During the 19th century, the expectation for women was to marry, take care of the children, and run the house. Women were not seen as being equal to men, and they were not respected as human beings who had their own opinions and desires. In her two essays, “Aunt Hetty on Matrimony” and “Male Criticism on Ladies’ Books,” Fanny Fern addresses the limitations and expectations placed on women at that time, and she criticizes men for not respecting and valuing women the way they should.
In “Aunt Hetty on Matrimony,” Fern addresses how marriage was more or less the only option available to women, as well as how it was not the wonderful life girls were brought up to think it would be. Additionally, she criticizes women for wanting to be married and allowing themselves to become trapped by the men in her lives. For example, she says that marriage “is the hardest way on earth of getting a living, you never know when your work is done” (1795).
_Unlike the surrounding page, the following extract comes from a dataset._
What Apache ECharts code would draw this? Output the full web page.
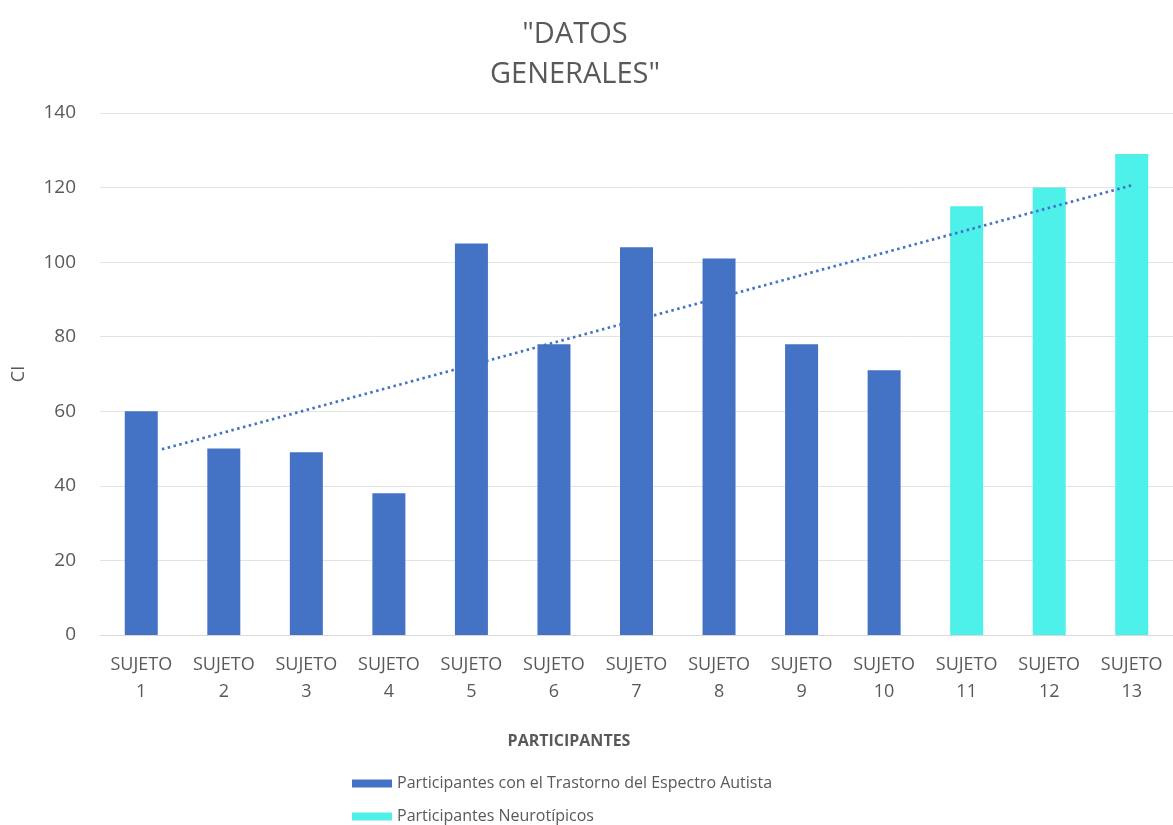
<!DOCTYPE html>
<html>
<head>
<meta charset="UTF-8">
<title>Datos generales</title>
<script src="https://cdn.jsdelivr.net/npm/echarts@6/dist/echarts.min.js"></script>
<style>
  html, body { margin: 0; padding: 0; background: #fff; }
  #main { width: 1173px; height: 825px; }
</style>
</head>
<body>
<div id="main"></div>
<script>
// datos
var sujetos = ['SUJETO\n1', 'SUJETO\n2', 'SUJETO\n3', 'SUJETO\n4', 'SUJETO\n5', 'SUJETO\n6', 'SUJETO\n7',
  'SUJETO\n8', 'SUJETO\n9', 'SUJETO\n10', 'SUJETO\n11', 'SUJETO\n12', 'SUJETO\n13'];
var tea = [60, 50, 49, 38, 105, 78, 104, 101, 78, 71, '-', '-', '-'];
var neurotipicos = ['-', '-', '-', '-', '-', '-', '-', '-', '-', '-', 115, 120, 129];
// tendencia lineal (extremos leidos)
var tendenciaX = [1.25, 13];
var tendenciaY = [49.8, 120.6];

var gris = '#595959';
var fuente = '"Open Sans", "Noto Sans", sans-serif';

var chart = echarts.init(document.getElementById('main'));
chart.setOption({
  animation: false,
  textStyle: { fontFamily: fuente },
  title: {
    text: '"DATOS\nGENERALES"',
    left: 570, top: 10,
    textAlign: 'center',
    textStyle: { fontSize: 29, fontWeight: 'normal', color: gris, lineHeight: 40, fontFamily: fuente }
  },
  legend: {
    orient: 'vertical',
    left: 352, top: 774,
    padding: 0,
    height: 60,
    itemWidth: 40, itemHeight: 8, itemGap: 14,
    icon: 'rect',
    textStyle: { fontSize: 16, color: gris, fontFamily: fuente, lineHeight: 19, padding: [0, 0, 0, 0] },
    data: ['Participantes con el Trastorno del Espectro Autista', 'Participantes Neurotípicos']
  },
  grid: { left: 100, right: 0, top: 113, bottom: 190 },
  xAxis: [{
    type: 'category',
    data: sujetos,
    name: 'PARTICIPANTES',
    nameLocation: 'middle',
    nameGap: 98,
    nameTextStyle: { fontSize: 16, color: gris, fontWeight: 'bold', padding: [0, 0, 0, -135] },
    axisLine: { lineStyle: { color: '#d9d9d9', width: 1 } },
    axisTick: { show: false },
    axisLabel: { color: gris, fontSize: 18, lineHeight: 27, margin: 16, interval: 0 }
  }, {
    type: 'value',
    min: 0.5, max: 13.5,
    show: false
  }],
  yAxis: {
    type: 'value',
    min: 0, max: 140, interval: 20,
    name: 'CI',
    nameLocation: 'middle',
    nameGap: 72,
    nameTextStyle: { fontSize: 18, color: gris },
    axisLine: { show: false },
    axisTick: { show: false },
    axisLabel: { color: gris, fontSize: 19, margin: 24 },
    splitLine: { lineStyle: { color: '#e3e3e3', width: 1 } }
  },
  series: [{
    name: 'Participantes con el Trastorno del Espectro Autista',
    type: 'bar',
    stack: 'ci',
    barWidth: 33,
    itemStyle: { color: '#4472C4' },
    data: tea
  }, {
    name: 'Participantes Neurotípicos',
    type: 'bar',
    stack: 'ci',
    barWidth: 33,
    itemStyle: { color: '#4EF0EA' },
    data: neurotipicos
  }, {
    name: 'Tendencia',
    type: 'line',
    xAxisIndex: 1,
    symbol: 'none',
    z: 5,
    lineStyle: { color: '#4472C4', width: 2.7, type: [2.5, 3.5] },
    data: tendenciaX.map(function (x, i) { return [x, tendenciaY[i]]; })
  }]
});
</script>
</body>
</html>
Such a statement serves as a warning to young women who have been raised to have finding a husband be their sole goal in life and who believe that marrying well will bring them security and status. Marriage was something girls grew up looking forward to, thinking it was something wonderful, but really it was just a lot of work, and, as Fern shows, the work they did was futile because, no matter how much they did, they were never finished.
Furthermore, Fern says, “O, you may scrimp and save, and twist and turn, and dig and delve, economize and die; and your husband will marry again, and take what you have saved to dress his second wife with; and she’ll take your portrait for a fire-board!” (1795), which shows that when a woman died (as many women did back then in childbirth), her husband would simply move on and choose another wife, who would get everything the previous wife had worked so hard to earn. This suggestion that a husband would just move on and choose another wife shows how many men back then didn’t really value their wives and how one woman was just as good as another, so that it was more of an inconvenience when their wife died (because they’d need to find another wife) than actually a source of grief.
Fern knows that women have been conditioned from birth to desire marriage, and have been told by their mothers what a wonderful goal it is for a young woman. As she exclaims, “But, what’s the use of talking? I’ll warrant every one of you’ll try it the first chance you get; for, somehow there’s a sort of bewitchment about it” (1794). Girls at that time grew up believing that being married is the best thing that could happen to them, and so, they are anxious to marry as soon as they are old enough, not realizing what they are actually getting themselves into. Far from the wonderful fantasies girls had regarding marriage, Fern asserts that, for women in the 19th century, marriage was like a prison and was a miserable existence for a woman. She reveals how women lost their freedom and individuality upon marriage and how they became subject to their husband’s will. Married women back then hardly had any time for themselves and were reduced to servants instead of free-thinking women. They suddenly became their husband’s property and could no longer make decisions for themselves.
In “Male Criticism on Ladies’ Books,” Fern continues her critique of how belittled women were by men in the 19th century. She addresses the double-standard how women are criticized for writing novels that deal with romance and relationships, but men don’t receive any criticism for writing about the same subjects. As she points out, “Is it in feminine novels only that courtship, marriage, servants, and children are the staple? Is not this true of all novels?—of Dickens, of Thackeray, of Bulwer and a host of others? Is it peculiar to female pens, most astute and liberal critics? Would a novel be a novel if it did not treat of courtship and marriage? and if it could be so recognized, would it find readers?” (1799-1800). Fern shows that the lack of respect men had for women even extended to how they viewed books by female authors. She also asserts that male authors often wrote about the same subjects as women do, yet they didn’t get any flak for it. Furthermore, Fern brings up a good point about whether people would recognize a novel as a novel if it didn’t include romance (and, even if it did, would it appeal to readers). Readers expect certain things in a novel, and if those things are absent, such a book won’t sell well. Fern is saying that women writers were simply trying to make a living and if they were writing “fluff” it’s because that’s what sells, and if they are going to be criticized for that, then male authors should be criticized too because they write what sells as well.
Fern also argues that men cannot complain that books written by women are about romance, marriage, etc., because that is what men have reduced women’s experiences to. As she states, “Courtship and marriage, servants and children, these are the great objects of a woman’s thoughts, and they necessarily form the staple topics of their writings and their conversation. We have no right to expect anything else in a woman’s book” (1799). Women, like men, write about what they know, and in the 19th century, all women knew revolved around courtship, marriage, children, and housework. So, if men insist on confining women to such a limited existence, then they really do “have no right to expect anything else from a woman’s book” because they are preventing women from experiencing or knowing about anything else, and how are women supposed to write about something they know nothing about? By depicting how limited the subject matters are that are featured in women’s novels, Fern shows how restrictive the lives of women were, and how they were prevented from experiencing all of the things men were able to.